> [WHAT IS REQUIRED]: Which lines hold the word "that"? Copy each one.

Start DATA FOR THIS EXERCISE

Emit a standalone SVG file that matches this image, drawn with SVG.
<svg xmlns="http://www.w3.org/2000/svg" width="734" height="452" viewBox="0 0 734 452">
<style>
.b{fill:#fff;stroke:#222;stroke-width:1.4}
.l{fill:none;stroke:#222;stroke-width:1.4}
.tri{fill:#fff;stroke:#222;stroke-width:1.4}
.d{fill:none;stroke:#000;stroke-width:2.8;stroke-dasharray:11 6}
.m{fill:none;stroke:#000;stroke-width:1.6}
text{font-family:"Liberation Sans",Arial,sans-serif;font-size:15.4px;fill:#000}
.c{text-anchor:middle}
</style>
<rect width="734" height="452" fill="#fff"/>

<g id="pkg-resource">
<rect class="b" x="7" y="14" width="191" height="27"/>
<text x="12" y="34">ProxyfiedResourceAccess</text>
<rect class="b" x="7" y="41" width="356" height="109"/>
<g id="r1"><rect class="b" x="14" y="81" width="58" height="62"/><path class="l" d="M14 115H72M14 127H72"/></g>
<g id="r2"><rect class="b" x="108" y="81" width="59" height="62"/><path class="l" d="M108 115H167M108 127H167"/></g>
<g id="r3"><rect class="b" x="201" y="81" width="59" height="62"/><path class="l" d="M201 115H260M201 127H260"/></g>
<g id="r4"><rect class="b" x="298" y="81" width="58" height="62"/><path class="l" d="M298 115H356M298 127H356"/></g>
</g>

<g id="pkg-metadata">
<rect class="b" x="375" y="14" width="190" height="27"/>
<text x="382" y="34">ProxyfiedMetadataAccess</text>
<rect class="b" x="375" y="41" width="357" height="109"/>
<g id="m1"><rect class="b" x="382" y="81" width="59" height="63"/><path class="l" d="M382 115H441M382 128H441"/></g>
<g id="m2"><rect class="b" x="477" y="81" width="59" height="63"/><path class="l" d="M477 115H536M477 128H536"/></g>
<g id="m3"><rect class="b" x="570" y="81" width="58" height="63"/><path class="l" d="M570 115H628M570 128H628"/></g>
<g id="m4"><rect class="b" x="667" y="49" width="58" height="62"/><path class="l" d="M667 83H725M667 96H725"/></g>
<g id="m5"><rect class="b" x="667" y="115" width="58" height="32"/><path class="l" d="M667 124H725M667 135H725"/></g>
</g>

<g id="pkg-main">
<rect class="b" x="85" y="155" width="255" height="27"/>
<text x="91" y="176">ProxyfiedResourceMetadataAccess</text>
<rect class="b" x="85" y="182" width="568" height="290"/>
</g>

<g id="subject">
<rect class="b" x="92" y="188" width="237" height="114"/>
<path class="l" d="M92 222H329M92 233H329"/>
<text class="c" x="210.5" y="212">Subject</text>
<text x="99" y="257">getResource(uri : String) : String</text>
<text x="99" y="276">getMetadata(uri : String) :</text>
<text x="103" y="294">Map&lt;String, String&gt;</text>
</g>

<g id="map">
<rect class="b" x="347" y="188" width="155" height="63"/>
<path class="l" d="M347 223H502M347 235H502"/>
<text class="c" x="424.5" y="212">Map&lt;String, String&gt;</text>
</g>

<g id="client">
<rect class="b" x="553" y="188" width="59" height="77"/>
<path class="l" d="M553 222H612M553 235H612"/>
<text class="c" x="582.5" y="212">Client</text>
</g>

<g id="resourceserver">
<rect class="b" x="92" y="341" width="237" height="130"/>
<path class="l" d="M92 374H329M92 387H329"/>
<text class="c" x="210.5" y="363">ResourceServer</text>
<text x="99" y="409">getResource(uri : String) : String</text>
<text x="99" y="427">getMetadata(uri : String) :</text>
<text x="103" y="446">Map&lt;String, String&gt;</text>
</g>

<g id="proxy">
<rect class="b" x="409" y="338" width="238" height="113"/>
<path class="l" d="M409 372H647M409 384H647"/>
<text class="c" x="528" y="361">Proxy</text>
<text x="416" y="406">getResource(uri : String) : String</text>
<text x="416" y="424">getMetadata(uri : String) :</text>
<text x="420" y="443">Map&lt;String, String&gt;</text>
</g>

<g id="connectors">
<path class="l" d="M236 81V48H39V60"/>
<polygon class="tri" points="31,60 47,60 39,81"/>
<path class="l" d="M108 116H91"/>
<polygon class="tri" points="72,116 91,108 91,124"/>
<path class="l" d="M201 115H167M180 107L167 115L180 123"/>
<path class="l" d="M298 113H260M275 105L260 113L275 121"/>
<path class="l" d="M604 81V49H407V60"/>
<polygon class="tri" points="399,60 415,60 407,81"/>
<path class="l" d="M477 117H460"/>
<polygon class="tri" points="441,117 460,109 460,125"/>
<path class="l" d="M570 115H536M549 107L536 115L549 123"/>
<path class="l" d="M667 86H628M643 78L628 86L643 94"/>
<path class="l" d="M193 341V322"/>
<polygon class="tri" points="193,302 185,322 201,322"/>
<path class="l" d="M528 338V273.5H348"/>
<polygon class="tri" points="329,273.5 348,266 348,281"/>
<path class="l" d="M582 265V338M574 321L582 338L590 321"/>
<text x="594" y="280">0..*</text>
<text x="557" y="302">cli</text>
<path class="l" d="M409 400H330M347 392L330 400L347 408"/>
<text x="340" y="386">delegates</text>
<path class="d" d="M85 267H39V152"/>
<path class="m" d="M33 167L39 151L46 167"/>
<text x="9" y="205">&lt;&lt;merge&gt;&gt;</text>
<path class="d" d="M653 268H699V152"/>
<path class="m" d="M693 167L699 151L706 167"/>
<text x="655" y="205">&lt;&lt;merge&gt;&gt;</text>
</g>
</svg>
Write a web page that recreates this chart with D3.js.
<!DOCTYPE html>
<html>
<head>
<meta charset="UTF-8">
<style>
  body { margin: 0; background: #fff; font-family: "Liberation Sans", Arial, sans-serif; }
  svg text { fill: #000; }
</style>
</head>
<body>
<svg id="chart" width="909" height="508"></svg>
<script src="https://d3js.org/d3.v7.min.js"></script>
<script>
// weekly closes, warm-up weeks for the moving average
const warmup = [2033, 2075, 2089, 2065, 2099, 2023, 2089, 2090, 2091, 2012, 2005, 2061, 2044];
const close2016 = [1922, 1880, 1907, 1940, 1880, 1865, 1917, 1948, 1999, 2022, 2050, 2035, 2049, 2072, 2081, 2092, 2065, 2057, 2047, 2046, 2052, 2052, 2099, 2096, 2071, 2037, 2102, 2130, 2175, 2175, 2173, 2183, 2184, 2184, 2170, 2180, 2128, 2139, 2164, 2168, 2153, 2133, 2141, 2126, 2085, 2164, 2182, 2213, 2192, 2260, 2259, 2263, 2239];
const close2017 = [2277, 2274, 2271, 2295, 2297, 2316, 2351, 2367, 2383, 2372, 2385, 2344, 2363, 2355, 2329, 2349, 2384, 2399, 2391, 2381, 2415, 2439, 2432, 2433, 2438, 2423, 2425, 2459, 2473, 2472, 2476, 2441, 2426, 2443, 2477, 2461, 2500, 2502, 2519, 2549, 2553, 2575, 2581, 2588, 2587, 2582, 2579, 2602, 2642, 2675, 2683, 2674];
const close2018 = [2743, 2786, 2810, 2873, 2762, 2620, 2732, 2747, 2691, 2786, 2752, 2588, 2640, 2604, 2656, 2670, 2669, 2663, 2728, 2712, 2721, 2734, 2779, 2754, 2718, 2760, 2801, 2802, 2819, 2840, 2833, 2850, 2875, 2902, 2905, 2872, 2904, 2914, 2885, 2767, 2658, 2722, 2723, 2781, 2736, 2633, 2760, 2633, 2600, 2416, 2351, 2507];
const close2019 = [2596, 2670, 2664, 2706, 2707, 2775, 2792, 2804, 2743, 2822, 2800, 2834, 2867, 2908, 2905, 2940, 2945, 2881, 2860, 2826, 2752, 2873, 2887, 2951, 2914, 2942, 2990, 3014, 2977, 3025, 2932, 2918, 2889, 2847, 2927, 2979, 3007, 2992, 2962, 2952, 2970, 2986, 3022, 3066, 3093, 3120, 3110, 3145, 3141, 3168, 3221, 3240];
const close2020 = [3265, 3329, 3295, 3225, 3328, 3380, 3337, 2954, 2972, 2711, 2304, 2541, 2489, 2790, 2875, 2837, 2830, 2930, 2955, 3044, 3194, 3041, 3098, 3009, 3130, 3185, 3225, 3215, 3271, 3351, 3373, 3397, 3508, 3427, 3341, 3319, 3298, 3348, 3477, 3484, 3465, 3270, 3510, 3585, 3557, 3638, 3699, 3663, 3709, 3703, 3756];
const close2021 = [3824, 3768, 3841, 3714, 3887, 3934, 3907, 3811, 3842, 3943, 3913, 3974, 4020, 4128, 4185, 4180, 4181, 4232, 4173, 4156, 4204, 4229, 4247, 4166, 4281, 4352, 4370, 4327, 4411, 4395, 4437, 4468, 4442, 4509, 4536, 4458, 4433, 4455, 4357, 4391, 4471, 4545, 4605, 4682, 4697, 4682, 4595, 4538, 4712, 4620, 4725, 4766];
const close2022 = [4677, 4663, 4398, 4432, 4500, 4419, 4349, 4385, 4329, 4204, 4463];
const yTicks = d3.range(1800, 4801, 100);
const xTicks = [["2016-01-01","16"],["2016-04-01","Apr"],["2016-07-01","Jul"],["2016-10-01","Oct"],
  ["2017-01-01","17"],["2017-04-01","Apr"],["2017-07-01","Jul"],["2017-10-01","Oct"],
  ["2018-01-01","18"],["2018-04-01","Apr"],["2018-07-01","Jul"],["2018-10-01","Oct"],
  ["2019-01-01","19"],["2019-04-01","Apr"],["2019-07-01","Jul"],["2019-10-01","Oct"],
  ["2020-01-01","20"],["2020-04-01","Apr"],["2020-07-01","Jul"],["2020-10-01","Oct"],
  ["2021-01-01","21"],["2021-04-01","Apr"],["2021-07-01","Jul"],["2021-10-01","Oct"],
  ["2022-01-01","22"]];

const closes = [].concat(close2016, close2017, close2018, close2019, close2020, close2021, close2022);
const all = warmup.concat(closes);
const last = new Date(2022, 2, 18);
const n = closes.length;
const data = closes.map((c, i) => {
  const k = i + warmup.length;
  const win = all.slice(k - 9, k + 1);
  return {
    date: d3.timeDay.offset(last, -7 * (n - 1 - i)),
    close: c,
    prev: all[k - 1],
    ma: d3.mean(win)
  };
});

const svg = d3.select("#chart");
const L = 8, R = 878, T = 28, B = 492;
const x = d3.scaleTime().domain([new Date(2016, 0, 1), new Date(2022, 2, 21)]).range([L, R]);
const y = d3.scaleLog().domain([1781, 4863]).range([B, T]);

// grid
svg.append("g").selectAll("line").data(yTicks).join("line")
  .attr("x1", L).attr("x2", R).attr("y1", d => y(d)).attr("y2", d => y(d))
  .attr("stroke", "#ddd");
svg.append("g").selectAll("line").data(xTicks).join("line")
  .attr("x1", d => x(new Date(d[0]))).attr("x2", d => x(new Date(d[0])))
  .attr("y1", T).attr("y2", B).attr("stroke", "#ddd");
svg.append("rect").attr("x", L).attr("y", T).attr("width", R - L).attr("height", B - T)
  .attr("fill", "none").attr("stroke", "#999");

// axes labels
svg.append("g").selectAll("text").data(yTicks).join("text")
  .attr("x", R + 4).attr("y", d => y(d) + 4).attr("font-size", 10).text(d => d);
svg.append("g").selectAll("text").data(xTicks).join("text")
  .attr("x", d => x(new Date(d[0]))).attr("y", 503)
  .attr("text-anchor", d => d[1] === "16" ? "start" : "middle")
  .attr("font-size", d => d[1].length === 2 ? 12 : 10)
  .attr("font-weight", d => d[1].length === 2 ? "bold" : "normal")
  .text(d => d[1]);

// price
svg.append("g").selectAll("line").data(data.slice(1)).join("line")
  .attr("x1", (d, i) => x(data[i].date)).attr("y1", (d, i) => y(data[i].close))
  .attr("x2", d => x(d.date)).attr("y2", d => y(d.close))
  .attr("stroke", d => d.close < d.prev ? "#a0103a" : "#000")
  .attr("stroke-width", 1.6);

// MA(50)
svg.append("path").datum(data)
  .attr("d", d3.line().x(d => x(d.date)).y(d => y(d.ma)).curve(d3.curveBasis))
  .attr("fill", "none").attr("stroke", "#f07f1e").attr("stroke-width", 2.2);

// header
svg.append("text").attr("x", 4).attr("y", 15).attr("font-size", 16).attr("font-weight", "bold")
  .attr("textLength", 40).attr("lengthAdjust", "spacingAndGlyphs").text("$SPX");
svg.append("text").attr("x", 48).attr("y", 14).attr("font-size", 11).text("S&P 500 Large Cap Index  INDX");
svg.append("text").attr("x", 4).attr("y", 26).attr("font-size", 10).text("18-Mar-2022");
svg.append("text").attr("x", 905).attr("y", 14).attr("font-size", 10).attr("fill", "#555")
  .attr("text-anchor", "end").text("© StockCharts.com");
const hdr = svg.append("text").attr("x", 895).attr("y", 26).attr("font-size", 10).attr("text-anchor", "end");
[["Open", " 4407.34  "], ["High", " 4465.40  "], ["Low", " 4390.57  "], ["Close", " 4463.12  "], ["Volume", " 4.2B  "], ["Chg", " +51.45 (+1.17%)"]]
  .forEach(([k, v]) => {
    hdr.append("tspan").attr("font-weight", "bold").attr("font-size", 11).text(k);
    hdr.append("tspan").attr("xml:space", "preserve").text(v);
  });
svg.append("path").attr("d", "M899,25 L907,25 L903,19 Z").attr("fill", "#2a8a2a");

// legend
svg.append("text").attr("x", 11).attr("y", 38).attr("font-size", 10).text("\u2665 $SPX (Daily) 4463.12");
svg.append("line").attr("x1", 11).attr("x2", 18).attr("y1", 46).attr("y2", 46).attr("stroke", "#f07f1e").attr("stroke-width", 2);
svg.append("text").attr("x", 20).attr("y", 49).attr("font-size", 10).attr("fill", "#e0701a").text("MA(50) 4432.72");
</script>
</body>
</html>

End DATA FOR THIS EXERCISE

> [THE OUTPUT]:
Emit a standalone SVG file that matches this image, drawn with SVG.
Write a web page that recreates this chart with D3.js.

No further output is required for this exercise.